An edible item is one that is safe for humans to eat. "Edible" is different from "eatable", as it does not indicate how an item tastes, only whether it can safely be eaten. Nonpoisonous items found in nature – such as some mushrooms, insects, seaweed, and so forth – are referred to as edible. Processed items that normally are not ingested but are specially manufactured to be so, like edible underwear or edible packaging, are also labeled as edible.

==Edible items in nature==
Humans eat thousands of plant species; there may be as many as 75,000 edible species of angiosperms, of which perhaps 7,000 are often eaten.

Edible plants found in nature include flowers, seeds, berries, seaweed, and cacti. Being able to identify the versions of these plants that are safe to eat is an important survival skill. Some fungi, including certain types of mushrooms, are also edible.

Many animals are also edible, including domesticated livestock as well as wild insects, amphibians, reptiles, birds and mammals. Advocates of the increase in consumption of edible insects cite the environmental benefits of being able to raise more food using less land while producing fewer greenhouse emissions.

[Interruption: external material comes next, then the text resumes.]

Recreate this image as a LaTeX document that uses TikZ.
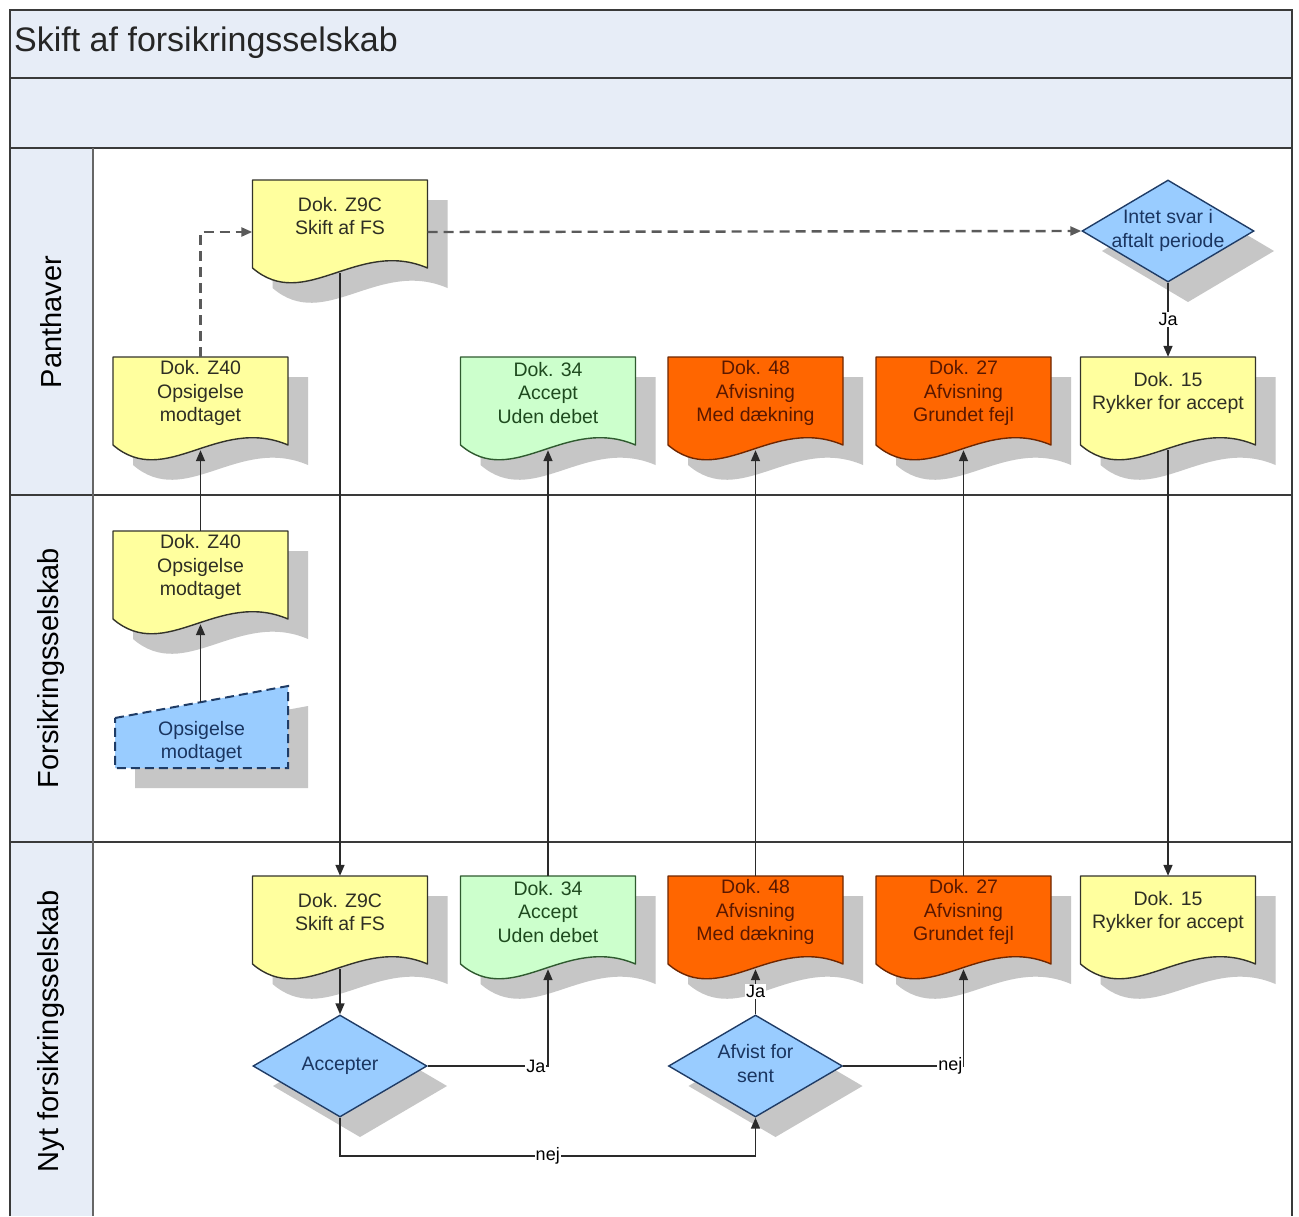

More than 1,900 insect species have been documented as being used for food, including ants and beetle larvae in the diets of some African and Australian tribes, and crispy-fried locusts and beetles eaten as street food in parts of Thailand.

==Etymology==
The term "edible" dates back to the 1590s. It originates from the Latin word "edibilis" (eatable), which comes from the word "edere" (to eat), which comes from the prefix "ed-" (to eat).